The multinational report, surveying 180 procurement practitioners across 36 countries with a combined annual purchasing volume of over €450bn, found that 50 per cent of respondents viewed shared procurement and operation goals as the most important factors in future procurement value creation for companies. This was followed closely by having a close engagement with the wider business (43 per cent) and having the right people (42 per cent).
The report, looking at procurement practitioners’ views on procurement challenges and how the area will evolve, also found that procurement is within the top five priorities for 70 per cent of companies questioned. However, there is a lack of involvement from other company functions, senior decision makers and the board in the development of a procurement strategy, with over a third of respondents stating that senior management lacked interest in and understanding of how procurement expertise can be used strategically. This subsequently means that a disconnect exists between procurement and the overall business strategy in an organisation, leading to a conflict of objectives.
Outsourcing is also becoming an important part of many organisations’ procurement delivery. 36 per cent of organisations questioned confirmed that outsourcing increased their procurement performance. Also, 27 per cent of respondents agreed that outsourcing had increased performance in their organisation, however 35 per cent disagreed that outsourcing had increased performance. As well as highlighting the importance of outsourcing best practice, these results demonstrate the need to ensure that procurement strategy is aligned with corporate strategy and that there is a balance of skills within an organisation. Skills inside the business can be complemented with outsourced skills that might otherwise be lacking.
Furthermore, the report found that the role of technology in procurement is increasing. The current spend is relatively low, with 22 per cent spending less than £50,000 per annum on procurement IT, and there is also little consensus on the best type of e-procurement technology: 42 per cent of respondents used enterprise level solutions; 25 per cent, bespoke third-party software, and a third developed their own software. There is, however, a key trend of increasing the amount of spend through e-sourcing systems. The percentage of companies where half of spend is through these channels, is expected to more than triple in the next three years, from 11 per cent to 34 per cent, showing the huge potential that organisations see for the use of technology in procurement and therefore the importance of optimising additional investment.

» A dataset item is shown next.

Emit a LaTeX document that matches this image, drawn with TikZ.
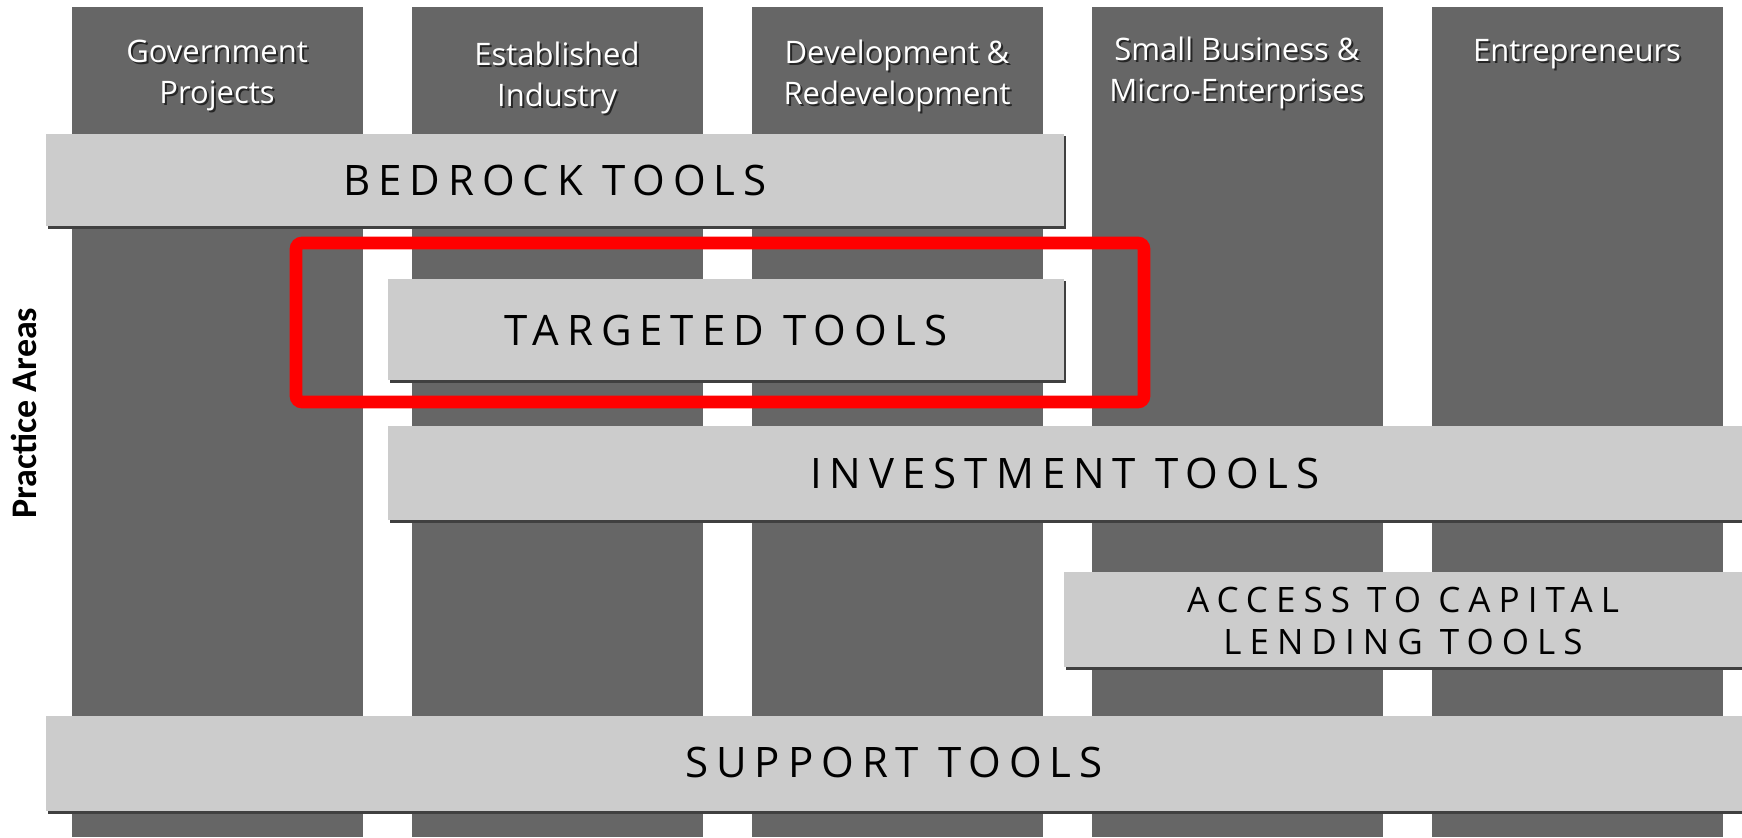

“The research shows that companies need to be aware that procurement isn’t just about saving money. The value-add is a much more important metric, and can only be achieved when the procurement and other departments work together and as early as possible on a project”, comments Johan Denekamp, Group CEO, 4C Associates. “Procurement faces the challenge of not just delivering a strategy aligned with company objectives, but also other ongoing measures consistent with strategies and objectives in other departments. These all need to be aligned so real value can be delivered and make a positive impact on the bottom line. It is therefore essential that lines of communication are open in any procurement process, so that business objectives can be achieved and that maximum efficiency can be gained from the procurement process, with top-down executive involvement.”